> **THE TASK**:
Reproduce nothing except the lines between the line with "Write the React, TypeScript" and the line with "const ref = useRef<HTMLDivElement>(null);", both ends included, and please leave out pictures.

## BEGIN DATA ROWS

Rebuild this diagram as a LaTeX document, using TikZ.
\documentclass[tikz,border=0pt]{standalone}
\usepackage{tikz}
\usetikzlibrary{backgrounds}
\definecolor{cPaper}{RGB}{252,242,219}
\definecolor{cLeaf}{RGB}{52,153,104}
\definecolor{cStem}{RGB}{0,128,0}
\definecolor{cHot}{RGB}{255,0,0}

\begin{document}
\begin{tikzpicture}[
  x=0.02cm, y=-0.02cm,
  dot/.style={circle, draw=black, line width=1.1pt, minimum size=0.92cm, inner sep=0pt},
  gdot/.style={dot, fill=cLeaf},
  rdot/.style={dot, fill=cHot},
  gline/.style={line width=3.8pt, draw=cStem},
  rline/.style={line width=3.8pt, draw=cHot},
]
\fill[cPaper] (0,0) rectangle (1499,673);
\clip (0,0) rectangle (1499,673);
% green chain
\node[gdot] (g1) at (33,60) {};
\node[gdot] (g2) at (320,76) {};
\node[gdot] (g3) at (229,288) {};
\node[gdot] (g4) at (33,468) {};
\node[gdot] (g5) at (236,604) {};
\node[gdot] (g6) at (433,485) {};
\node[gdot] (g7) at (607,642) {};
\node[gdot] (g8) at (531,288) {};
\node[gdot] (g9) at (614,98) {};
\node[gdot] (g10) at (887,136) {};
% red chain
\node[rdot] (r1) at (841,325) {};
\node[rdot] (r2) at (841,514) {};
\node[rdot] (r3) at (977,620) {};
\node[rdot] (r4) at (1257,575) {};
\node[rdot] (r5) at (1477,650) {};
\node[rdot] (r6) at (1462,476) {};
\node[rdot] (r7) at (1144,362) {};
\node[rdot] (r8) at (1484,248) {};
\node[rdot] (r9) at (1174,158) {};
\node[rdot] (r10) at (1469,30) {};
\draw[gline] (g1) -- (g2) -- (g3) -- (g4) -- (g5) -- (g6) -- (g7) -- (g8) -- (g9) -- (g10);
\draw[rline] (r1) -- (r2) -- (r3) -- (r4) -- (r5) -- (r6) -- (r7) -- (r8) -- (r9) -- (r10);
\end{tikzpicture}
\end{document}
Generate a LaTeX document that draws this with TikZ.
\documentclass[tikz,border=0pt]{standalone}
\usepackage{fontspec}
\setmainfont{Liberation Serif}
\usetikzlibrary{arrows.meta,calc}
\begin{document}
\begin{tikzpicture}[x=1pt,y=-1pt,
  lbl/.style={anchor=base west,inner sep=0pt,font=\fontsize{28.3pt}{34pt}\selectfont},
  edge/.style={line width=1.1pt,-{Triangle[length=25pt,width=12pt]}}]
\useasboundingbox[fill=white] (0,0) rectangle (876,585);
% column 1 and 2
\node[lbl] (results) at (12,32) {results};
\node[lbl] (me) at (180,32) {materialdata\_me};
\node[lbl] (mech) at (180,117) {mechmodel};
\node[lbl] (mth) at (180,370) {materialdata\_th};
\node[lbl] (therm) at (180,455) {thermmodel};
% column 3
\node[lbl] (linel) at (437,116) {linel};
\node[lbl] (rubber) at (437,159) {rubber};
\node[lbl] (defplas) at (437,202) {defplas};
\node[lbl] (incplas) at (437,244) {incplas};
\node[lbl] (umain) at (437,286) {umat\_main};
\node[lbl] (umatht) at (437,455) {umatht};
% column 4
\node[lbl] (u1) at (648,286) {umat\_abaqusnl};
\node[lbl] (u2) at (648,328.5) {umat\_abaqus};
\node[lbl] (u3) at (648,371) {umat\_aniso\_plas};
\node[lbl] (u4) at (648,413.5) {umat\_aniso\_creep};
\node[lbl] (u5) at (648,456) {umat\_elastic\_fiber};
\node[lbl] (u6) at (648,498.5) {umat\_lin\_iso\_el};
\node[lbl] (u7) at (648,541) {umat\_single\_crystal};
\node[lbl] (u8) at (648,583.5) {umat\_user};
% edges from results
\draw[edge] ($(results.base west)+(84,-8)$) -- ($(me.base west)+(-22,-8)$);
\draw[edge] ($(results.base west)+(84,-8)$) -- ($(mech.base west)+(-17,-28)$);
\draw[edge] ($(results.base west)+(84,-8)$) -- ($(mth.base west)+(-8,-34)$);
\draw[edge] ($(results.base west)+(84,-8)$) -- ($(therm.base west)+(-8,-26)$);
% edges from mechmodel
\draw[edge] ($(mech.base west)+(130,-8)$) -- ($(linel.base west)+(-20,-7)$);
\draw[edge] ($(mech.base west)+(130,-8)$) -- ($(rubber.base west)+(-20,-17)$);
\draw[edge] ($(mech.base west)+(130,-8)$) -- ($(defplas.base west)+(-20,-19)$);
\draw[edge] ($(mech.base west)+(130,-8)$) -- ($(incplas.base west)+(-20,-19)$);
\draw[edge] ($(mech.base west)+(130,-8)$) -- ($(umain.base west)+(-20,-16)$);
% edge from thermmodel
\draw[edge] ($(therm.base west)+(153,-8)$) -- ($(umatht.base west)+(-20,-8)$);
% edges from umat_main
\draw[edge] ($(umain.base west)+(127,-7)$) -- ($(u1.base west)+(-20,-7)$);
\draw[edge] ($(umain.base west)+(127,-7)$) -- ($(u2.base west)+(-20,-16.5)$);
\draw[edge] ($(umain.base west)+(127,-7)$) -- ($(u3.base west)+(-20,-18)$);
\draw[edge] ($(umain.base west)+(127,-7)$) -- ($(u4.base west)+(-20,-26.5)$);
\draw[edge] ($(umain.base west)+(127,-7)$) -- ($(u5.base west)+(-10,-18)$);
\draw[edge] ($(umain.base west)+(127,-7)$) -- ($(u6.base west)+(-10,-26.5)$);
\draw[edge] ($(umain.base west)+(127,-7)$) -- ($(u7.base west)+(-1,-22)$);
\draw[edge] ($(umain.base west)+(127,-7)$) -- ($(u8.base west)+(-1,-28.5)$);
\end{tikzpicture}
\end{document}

## END DATA ROWS
## BEGIN DATA ROWS

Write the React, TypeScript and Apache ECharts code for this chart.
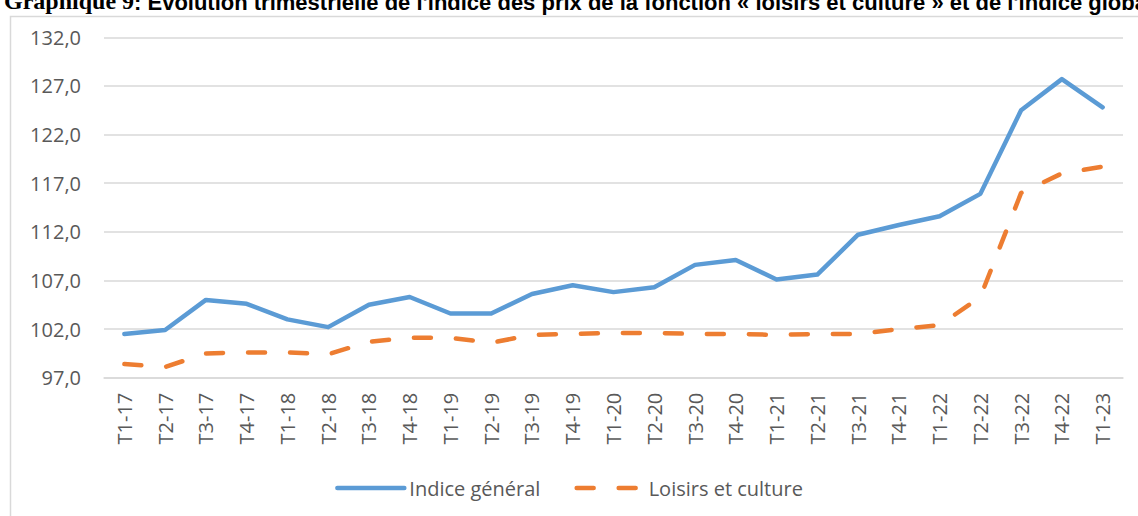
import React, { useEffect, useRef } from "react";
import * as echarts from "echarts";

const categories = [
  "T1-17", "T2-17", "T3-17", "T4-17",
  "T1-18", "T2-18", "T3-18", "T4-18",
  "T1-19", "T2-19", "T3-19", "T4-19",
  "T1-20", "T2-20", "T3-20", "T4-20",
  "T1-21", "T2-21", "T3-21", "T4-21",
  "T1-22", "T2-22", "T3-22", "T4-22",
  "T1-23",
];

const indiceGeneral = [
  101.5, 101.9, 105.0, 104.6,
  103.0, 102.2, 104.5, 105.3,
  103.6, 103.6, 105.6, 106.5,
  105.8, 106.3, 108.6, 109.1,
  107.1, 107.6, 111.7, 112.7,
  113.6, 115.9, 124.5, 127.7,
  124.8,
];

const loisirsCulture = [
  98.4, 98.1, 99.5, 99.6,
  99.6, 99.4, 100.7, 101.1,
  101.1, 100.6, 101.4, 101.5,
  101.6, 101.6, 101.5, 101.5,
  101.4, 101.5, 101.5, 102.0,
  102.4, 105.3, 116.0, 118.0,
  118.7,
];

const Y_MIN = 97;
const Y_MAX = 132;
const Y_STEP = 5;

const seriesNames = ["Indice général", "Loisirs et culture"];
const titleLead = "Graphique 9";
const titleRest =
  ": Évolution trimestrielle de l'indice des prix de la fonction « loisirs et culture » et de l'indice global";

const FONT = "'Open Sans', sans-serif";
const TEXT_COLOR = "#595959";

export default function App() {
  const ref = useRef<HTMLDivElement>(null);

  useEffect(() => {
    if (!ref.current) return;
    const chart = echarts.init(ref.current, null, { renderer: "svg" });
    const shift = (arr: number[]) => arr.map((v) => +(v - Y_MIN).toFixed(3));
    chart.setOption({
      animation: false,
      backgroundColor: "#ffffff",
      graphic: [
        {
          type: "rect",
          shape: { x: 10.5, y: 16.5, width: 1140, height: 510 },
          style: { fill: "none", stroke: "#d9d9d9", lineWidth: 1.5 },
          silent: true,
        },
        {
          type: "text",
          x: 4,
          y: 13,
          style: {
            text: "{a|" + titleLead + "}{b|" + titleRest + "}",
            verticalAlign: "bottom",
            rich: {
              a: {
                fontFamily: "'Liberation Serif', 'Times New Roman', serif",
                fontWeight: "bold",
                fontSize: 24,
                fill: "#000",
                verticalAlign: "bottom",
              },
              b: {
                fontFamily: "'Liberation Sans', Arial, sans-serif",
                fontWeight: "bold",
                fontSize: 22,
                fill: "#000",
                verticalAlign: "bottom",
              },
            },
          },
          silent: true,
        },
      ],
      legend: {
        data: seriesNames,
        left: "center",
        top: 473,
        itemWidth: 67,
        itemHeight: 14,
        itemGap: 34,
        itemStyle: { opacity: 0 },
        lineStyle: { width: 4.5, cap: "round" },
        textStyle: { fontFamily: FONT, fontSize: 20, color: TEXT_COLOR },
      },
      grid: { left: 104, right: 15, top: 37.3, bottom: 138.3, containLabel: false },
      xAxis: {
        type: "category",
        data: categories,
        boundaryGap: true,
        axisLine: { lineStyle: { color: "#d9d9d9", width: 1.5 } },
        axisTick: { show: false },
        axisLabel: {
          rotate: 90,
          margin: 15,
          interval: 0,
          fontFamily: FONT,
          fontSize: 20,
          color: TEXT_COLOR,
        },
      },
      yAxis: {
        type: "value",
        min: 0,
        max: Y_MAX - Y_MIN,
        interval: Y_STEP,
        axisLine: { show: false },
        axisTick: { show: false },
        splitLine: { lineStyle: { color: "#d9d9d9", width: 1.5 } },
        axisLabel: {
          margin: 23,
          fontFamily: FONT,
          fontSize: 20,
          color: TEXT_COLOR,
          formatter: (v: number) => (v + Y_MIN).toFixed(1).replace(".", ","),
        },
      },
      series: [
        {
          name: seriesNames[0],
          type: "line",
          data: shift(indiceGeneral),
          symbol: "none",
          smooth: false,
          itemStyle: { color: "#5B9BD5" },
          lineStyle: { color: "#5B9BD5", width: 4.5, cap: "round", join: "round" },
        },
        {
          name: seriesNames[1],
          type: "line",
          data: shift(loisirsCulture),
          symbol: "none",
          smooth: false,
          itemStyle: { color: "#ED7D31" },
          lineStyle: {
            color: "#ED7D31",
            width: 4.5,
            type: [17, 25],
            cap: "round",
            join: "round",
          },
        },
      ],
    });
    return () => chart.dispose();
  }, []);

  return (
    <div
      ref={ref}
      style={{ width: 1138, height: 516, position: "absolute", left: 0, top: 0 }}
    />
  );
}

## END DATA ROWS

> **CORRECT RESULT**:
Write the React, TypeScript and Apache ECharts code for this chart.
import React, { useEffect, useRef } from "react";
import * as echarts from "echarts";

const categories = [
  "T1-17", "T2-17", "T3-17", "T4-17",
  "T1-18", "T2-18", "T3-18", "T4-18",
  "T1-19", "T2-19", "T3-19", "T4-19",
  "T1-20", "T2-20", "T3-20", "T4-20",
  "T1-21", "T2-21", "T3-21", "T4-21",
  "T1-22", "T2-22", "T3-22", "T4-22",
  "T1-23",
];

const indiceGeneral = [
  101.5, 101.9, 105.0, 104.6,
  103.0, 102.2, 104.5, 105.3,
  103.6, 103.6, 105.6, 106.5,
  105.8, 106.3, 108.6, 109.1,
  107.1, 107.6, 111.7, 112.7,
  113.6, 115.9, 124.5, 127.7,
  124.8,
];

const loisirsCulture = [
  98.4, 98.1, 99.5, 99.6,
  99.6, 99.4, 100.7, 101.1,
  101.1, 100.6, 101.4, 101.5,
  101.6, 101.6, 101.5, 101.5,
  101.4, 101.5, 101.5, 102.0,
  102.4, 105.3, 116.0, 118.0,
  118.7,
];

const Y_MIN = 97;
const Y_MAX = 132;
const Y_STEP = 5;

const seriesNames = ["Indice général", "Loisirs et culture"];
const titleLead = "Graphique 9";
const titleRest =
  ": Évolution trimestrielle de l'indice des prix de la fonction « loisirs et culture » et de l'indice global";

const FONT = "'Open Sans', sans-serif";
const TEXT_COLOR = "#595959";

export default function App() {
  const ref = useRef<HTMLDivElement>(null);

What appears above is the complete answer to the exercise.